(Required task) Leaving out the pictures, retype the lines from the beginning of the listing through the line containing "['(964)', '(959)', '(846)', '(645)', '(506)', '(398)'];".

(Given information)
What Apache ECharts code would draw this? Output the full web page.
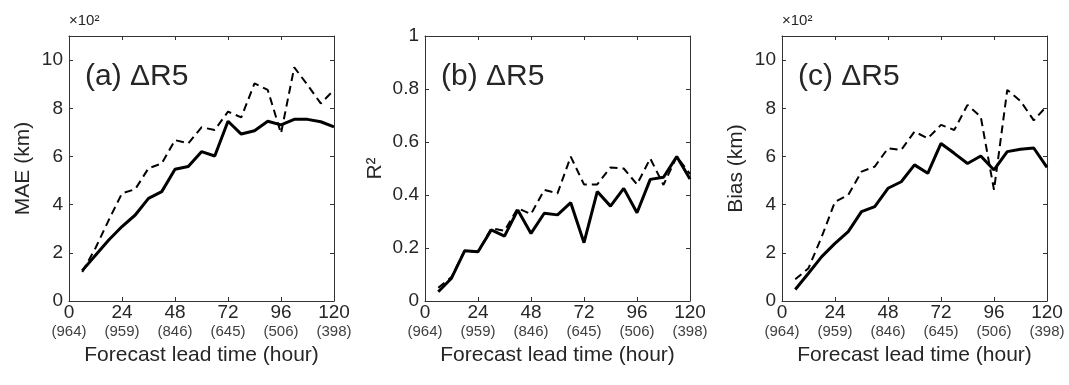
<!DOCTYPE html>
<html>
<head>
<meta charset="utf-8">
<script src="https://cdn.jsdelivr.net/npm/echarts@6/dist/echarts.min.js"></script>
<style>
  html, body { margin: 0; padding: 0; background: #fff; }
  #chart { width: 1069px; height: 385px; }
</style>
</head>
<body>
<div id="chart"></div>
<script>
// ---- data ----
const leadTimes = [6, 12, 18, 24, 30, 36, 42, 48, 54, 60, 66, 72, 78, 84, 90, 96, 102, 108, 114, 120];
const xTicks = [0, 24, 48, 72, 96, 120];
const sampleCounts = ['(964)', '(959)', '(846)', '(645)', '(506)', '(398)'];

// MAE (x10^2 km)
const maeSolid  = [1.26, 1.9, 2.53, 3.09, 3.57, 4.26, 4.54, 5.47, 5.58, 6.2, 6.02, 7.46, 6.93, 7.07, 7.46, 7.31, 7.54, 7.54, 7.44, 7.23];
const maeDashed = [1.2, 2.2, 3.36, 4.47, 4.64, 5.51, 5.71, 6.68, 6.54, 7.21, 7.1, 7.86, 7.62, 9.03, 8.76, 6.96, 9.7, 8.97, 8.2, 8.76];
// R^2
const r2Solid  = [0.035, 0.086, 0.19, 0.186, 0.268, 0.245, 0.343, 0.255, 0.331, 0.325, 0.371, 0.22, 0.413, 0.358, 0.425, 0.333, 0.459, 0.467, 0.545, 0.46];
const r2Dashed = [0.05, 0.09, 0.19, 0.185, 0.274, 0.265, 0.35, 0.328, 0.419, 0.406, 0.545, 0.44, 0.44, 0.504, 0.5, 0.44, 0.538, 0.438, 0.545, 0.48];
// Bias (x10^2 km)
const biasSolid  = [0.48, 1.15, 1.84, 2.39, 2.88, 3.71, 3.92, 4.68, 4.95, 5.65, 5.3, 6.54, 6.13, 5.71, 6.02, 5.44, 6.2, 6.3, 6.35, 5.55];
const biasDashed = [0.9, 1.36, 2.67, 4.12, 4.4, 5.37, 5.58, 6.34, 6.27, 7.03, 6.75, 7.31, 7.1, 8.14, 7.65, 4.61, 8.76, 8.3, 7.5, 8.1];

const panelTitles = ['(a) \u0394R5', '(b) \u0394R5', '(c) \u0394R5'];
const yNames = ['MAE (km)', 'R\u00B2', 'Bias (km)'];
const xName = 'Forecast lead time (hour)';
const scaleNote = '\u00D710\u00B2';

// ---- layout ----
const FONT = 'Liberation Sans, Arial, Helvetica, sans-serif';
const TXT = '#262626';
const AX = '#333';
const gridLefts = [69, 425, 782];
const gridTop = 36, gridW = 265, gridH = 265;
const yCfg = [
  { min: 0, max: 11, interval: 2, showMax: false, gap: 35 },
  { min: 0, max: 1, interval: 0.2, showMax: true, gap: 39 },
  { min: 0, max: 11, interval: 2, showMax: false, gap: 35 }
];
const seriesSets = [[maeSolid, maeDashed], [r2Solid, r2Dashed], [biasSolid, biasDashed]];

const grids = [], xAxes = [], yAxes = [], series = [], titles = [];
const toPairs = arr => leadTimes.map((t, i) => [t, arr[i]]);

for (let p = 0; p < 3; p++) {
  grids.push({ left: gridLefts[p], top: gridTop, width: gridW, height: gridH });
  const axisLine = { show: true, onZero: false, lineStyle: { color: AX, width: 1 } };
  const tick = { show: true, inside: true, length: 4, lineStyle: { color: AX } };
  xAxes.push({
    type: 'value', gridIndex: p, position: 'bottom', min: 0, max: 120, interval: 24,
    axisLine, axisTick: tick, splitLine: { show: false },
    name: xName, nameLocation: 'middle', nameGap: 40,
    nameTextStyle: { fontFamily: FONT, fontSize: 21, color: TXT },
    axisLabel: {
      margin: 2,
      formatter: v => {
        const i = xTicks.indexOf(v);
        return i < 0 ? '' : '{a|' + v + '}\n{b|' + sampleCounts[i] + '}';
      },
      rich: {
        a: { fontFamily: FONT, fontSize: 19, color: TXT, lineHeight: 19 },
        b: { fontFamily: FONT, fontSize: 15, color: '#404040', lineHeight: 20 }
      }
    }
  });
  xAxes.push({
    type: 'value', gridIndex: p, position: 'top', min: 0, max: 120, interval: 24,
    axisLine, axisTick: tick, axisLabel: { show: false }, splitLine: { show: false }
  });
  const yc = yCfg[p];
  yAxes.push({
    type: 'value', gridIndex: p, position: 'left', min: yc.min, max: yc.max, interval: yc.interval,
    axisLine, axisTick: tick, splitLine: { show: false },
    axisLabel: { fontFamily: FONT, fontSize: 19, color: TXT, margin: 6, showMaxLabel: yc.showMax },
    name: yNames[p], nameLocation: 'middle', nameGap: yc.gap,
    nameTextStyle: { fontFamily: FONT, fontSize: 21, color: TXT }
  });
  yAxes.push({
    type: 'value', gridIndex: p, position: 'right', min: yc.min, max: yc.max, interval: yc.interval,
    axisLine, axisTick: tick, axisLabel: { show: false }, splitLine: { show: false }
  });
  const [solid, dashed] = seriesSets[p];
  series.push({
    type: 'line', xAxisIndex: 2 * p, yAxisIndex: 2 * p, data: toPairs(dashed),
    symbol: 'none', lineStyle: { color: '#000', width: 2, type: [8, 5] }, z: 2
  });
  series.push({
    type: 'line', xAxisIndex: 2 * p, yAxisIndex: 2 * p, data: toPairs(solid),
    symbol: 'none', lineStyle: { color: '#000', width: 3 }, z: 3
  });
  titles.push({
    text: panelTitles[p], left: gridLefts[p] + 11, top: 57,
    textStyle: { fontFamily: FONT, fontSize: 30, fontWeight: 'normal', color: TXT }
  });
}
titles.push({ text: scaleNote, left: 64, top: 8, textStyle: { fontFamily: FONT, fontSize: 15, fontWeight: 'normal', color: TXT } });
titles.push({ text: scaleNote, left: 777, top: 8, textStyle: { fontFamily: FONT, fontSize: 15, fontWeight: 'normal', color: TXT } });

const chart = echarts.init(document.getElementById('chart'), null, { renderer: 'canvas' });
chart.setOption({
  animation: false,
  backgroundColor: '#fff',
  title: titles,
  grid: grids,
  xAxis: xAxes,
  yAxis: yAxes,
  series: series
});
</script>
</body>
</html>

(Result of the exercise)
What Apache ECharts code would draw this? Output the full web page.
<!DOCTYPE html>
<html>
<head>
<meta charset="utf-8">
<script src="https://cdn.jsdelivr.net/npm/echarts@6/dist/echarts.min.js"></script>
<style>
  html, body { margin: 0; padding: 0; background: #fff; }
  #chart { width: 1069px; height: 385px; }
</style>
</head>
<body>
<div id="chart"></div>
<script>
// ---- data ----
const leadTimes = [6, 12, 18, 24, 30, 36, 42, 48, 54, 60, 66, 72, 78, 84, 90, 96, 102, 108, 114, 120];
const xTicks = [0, 24, 48, 72, 96, 120];
const sampleCounts = ['(964)', '(959)', '(846)', '(645)', '(506)', '(398)'];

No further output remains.